→ Exercise
Keep every line where the word "this" appears; drop the rest.

Records with drawing code
════

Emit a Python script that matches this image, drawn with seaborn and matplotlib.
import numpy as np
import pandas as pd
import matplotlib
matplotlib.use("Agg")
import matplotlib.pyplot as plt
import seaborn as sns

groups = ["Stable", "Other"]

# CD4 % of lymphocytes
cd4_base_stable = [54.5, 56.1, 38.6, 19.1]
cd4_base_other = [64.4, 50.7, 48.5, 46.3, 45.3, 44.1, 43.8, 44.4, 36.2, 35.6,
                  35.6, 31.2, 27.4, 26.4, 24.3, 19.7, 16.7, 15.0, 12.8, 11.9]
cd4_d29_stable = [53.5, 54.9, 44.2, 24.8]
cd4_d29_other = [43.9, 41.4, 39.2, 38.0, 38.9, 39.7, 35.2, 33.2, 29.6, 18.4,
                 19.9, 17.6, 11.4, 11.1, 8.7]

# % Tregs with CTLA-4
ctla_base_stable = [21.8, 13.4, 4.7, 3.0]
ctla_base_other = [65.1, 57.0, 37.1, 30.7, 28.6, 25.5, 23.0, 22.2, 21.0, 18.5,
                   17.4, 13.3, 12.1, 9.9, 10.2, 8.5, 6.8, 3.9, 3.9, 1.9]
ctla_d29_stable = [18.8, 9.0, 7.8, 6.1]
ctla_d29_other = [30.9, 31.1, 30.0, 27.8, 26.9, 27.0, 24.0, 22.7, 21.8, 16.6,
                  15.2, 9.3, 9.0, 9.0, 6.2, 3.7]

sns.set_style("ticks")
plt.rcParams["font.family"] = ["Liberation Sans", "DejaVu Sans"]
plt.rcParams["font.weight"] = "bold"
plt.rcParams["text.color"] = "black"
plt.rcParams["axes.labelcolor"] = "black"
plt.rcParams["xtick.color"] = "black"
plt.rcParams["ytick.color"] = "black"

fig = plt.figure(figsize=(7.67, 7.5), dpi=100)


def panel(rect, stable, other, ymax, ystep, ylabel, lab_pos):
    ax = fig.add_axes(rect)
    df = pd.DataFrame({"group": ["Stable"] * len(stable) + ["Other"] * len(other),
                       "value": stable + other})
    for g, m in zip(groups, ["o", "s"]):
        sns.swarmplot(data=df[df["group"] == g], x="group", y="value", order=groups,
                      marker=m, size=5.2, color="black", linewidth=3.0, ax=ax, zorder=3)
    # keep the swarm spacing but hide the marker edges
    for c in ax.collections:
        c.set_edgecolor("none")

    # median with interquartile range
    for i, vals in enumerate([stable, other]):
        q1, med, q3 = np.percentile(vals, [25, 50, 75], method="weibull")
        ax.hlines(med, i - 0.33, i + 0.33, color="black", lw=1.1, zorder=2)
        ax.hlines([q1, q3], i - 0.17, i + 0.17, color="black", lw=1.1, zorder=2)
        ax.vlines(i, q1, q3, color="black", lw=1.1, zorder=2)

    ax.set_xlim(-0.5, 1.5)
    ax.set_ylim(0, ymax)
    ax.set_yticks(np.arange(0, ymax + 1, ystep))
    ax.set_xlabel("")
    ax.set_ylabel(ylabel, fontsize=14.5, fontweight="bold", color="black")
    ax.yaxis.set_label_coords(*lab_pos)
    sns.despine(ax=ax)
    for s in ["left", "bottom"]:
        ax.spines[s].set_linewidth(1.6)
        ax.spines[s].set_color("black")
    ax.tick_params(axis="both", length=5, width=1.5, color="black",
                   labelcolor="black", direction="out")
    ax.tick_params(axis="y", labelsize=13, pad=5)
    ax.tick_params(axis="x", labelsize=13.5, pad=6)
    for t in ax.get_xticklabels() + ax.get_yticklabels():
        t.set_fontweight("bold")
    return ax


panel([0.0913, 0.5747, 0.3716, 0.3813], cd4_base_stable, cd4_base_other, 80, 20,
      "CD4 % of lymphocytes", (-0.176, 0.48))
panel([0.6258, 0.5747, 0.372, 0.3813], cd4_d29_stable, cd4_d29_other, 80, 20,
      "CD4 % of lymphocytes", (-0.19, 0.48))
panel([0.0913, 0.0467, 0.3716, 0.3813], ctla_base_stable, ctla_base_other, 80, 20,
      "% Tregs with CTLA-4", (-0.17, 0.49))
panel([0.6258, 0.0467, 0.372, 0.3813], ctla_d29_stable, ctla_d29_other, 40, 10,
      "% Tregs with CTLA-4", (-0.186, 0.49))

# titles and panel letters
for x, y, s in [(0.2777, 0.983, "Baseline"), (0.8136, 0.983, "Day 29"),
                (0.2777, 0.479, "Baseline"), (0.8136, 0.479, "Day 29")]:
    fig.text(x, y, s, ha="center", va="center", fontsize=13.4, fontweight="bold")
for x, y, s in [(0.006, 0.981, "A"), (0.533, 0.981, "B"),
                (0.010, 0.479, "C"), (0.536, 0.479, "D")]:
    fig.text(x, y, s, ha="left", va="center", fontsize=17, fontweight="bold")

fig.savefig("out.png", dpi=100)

════

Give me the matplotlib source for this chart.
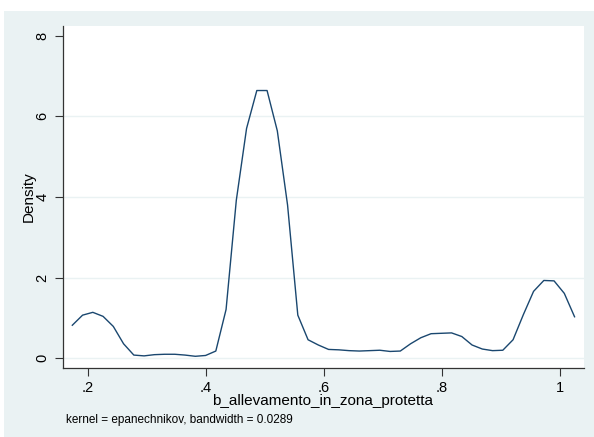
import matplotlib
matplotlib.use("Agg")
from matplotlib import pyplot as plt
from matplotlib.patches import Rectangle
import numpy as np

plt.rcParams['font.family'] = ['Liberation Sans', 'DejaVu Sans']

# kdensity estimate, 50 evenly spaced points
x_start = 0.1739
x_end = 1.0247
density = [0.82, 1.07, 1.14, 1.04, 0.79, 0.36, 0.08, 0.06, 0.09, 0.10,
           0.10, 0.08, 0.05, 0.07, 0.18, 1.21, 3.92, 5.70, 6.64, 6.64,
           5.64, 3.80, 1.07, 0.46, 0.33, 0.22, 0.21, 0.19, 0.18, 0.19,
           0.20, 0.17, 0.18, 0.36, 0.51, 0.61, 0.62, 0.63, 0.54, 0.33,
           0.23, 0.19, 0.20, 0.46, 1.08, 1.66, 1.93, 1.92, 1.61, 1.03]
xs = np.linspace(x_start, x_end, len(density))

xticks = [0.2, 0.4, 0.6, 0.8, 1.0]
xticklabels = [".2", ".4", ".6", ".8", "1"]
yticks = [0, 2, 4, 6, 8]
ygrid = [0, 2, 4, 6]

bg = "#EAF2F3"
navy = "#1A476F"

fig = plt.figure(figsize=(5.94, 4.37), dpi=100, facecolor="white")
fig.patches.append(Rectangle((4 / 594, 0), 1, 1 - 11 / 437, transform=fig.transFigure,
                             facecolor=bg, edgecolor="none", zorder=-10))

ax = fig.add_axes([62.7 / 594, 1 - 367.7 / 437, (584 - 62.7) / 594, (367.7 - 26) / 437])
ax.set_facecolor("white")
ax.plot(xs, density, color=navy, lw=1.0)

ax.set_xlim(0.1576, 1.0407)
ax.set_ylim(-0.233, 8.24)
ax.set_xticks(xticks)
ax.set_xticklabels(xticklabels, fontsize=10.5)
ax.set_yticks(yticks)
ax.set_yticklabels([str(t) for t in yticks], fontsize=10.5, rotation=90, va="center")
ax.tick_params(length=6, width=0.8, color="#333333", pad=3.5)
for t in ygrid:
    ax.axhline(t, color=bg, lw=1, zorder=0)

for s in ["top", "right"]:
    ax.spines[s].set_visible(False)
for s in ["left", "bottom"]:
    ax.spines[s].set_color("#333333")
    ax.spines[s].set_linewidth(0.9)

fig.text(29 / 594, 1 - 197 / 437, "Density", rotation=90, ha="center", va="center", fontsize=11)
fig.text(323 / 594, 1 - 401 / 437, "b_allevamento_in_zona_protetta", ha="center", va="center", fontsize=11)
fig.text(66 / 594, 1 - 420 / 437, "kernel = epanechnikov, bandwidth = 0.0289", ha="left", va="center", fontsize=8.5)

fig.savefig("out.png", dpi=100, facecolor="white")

════

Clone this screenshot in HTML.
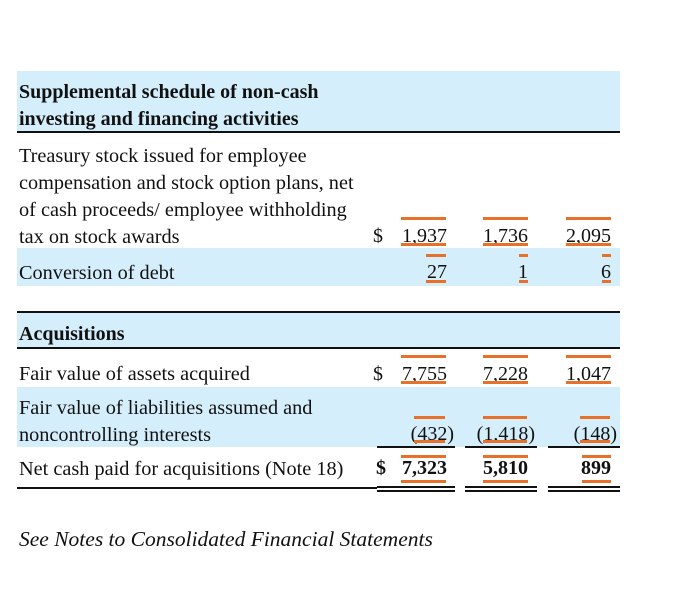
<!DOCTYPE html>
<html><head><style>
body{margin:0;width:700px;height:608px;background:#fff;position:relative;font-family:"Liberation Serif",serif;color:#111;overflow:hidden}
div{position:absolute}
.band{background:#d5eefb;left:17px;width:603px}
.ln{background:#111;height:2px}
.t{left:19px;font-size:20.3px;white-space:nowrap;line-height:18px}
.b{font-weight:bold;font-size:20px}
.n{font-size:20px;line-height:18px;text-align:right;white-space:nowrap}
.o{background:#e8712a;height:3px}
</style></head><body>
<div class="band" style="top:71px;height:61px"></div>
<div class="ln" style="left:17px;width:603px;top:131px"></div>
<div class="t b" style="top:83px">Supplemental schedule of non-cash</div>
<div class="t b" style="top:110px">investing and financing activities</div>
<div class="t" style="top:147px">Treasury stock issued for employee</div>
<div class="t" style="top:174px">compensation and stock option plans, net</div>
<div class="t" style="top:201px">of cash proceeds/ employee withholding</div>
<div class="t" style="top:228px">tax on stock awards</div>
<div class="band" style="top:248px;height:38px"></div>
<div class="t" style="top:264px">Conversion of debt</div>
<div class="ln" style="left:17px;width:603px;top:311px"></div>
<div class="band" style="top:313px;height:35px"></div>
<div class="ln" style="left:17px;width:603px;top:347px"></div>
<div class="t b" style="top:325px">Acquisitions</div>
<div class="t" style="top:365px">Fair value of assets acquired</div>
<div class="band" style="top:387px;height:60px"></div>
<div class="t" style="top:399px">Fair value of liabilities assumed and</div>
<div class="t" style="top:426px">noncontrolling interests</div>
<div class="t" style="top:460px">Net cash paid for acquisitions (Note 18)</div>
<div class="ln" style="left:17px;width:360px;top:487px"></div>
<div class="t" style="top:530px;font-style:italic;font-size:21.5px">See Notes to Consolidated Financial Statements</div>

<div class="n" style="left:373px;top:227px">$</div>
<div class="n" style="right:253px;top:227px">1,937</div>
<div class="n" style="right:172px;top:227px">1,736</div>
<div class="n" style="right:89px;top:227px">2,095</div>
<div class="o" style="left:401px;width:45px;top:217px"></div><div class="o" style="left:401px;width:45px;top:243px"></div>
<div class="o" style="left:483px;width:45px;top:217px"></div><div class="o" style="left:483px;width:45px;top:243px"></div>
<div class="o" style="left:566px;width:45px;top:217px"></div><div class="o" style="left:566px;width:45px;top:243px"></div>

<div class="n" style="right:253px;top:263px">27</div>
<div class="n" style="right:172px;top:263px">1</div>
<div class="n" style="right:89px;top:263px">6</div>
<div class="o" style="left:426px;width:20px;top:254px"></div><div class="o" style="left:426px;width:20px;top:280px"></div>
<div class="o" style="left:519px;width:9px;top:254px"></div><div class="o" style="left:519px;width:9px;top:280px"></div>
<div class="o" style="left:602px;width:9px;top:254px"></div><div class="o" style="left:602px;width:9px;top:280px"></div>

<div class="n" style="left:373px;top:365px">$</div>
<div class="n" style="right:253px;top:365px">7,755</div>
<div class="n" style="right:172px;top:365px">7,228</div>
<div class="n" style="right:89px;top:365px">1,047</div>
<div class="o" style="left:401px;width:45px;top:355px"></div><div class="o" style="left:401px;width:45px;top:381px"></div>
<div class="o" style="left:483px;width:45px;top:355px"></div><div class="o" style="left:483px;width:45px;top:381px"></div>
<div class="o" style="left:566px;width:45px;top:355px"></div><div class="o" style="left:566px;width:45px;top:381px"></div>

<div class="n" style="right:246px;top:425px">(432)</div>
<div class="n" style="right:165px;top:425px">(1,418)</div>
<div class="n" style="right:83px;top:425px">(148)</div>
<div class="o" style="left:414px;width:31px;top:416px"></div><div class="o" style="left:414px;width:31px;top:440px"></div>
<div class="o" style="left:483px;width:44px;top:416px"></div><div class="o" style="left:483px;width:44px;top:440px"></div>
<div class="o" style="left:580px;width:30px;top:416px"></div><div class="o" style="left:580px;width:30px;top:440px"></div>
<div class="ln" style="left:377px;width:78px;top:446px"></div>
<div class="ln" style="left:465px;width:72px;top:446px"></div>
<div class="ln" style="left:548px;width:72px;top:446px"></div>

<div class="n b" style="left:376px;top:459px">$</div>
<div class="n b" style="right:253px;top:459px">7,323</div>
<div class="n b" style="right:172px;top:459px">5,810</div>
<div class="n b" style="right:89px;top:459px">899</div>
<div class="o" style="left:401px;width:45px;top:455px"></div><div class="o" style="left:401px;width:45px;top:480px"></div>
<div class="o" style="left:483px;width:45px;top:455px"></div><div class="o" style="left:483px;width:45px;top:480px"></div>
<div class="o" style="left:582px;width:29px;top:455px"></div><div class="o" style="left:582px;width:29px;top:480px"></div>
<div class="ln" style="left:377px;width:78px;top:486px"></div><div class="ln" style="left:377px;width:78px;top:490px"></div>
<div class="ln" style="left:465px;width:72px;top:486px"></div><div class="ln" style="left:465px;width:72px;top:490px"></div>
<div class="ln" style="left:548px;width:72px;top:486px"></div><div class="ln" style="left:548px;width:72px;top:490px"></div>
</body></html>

════

→ Output
Emit a Python script that matches this image, drawn with seaborn and matplotlib.
Give me the matplotlib source for this chart.
Clone this screenshot in HTML.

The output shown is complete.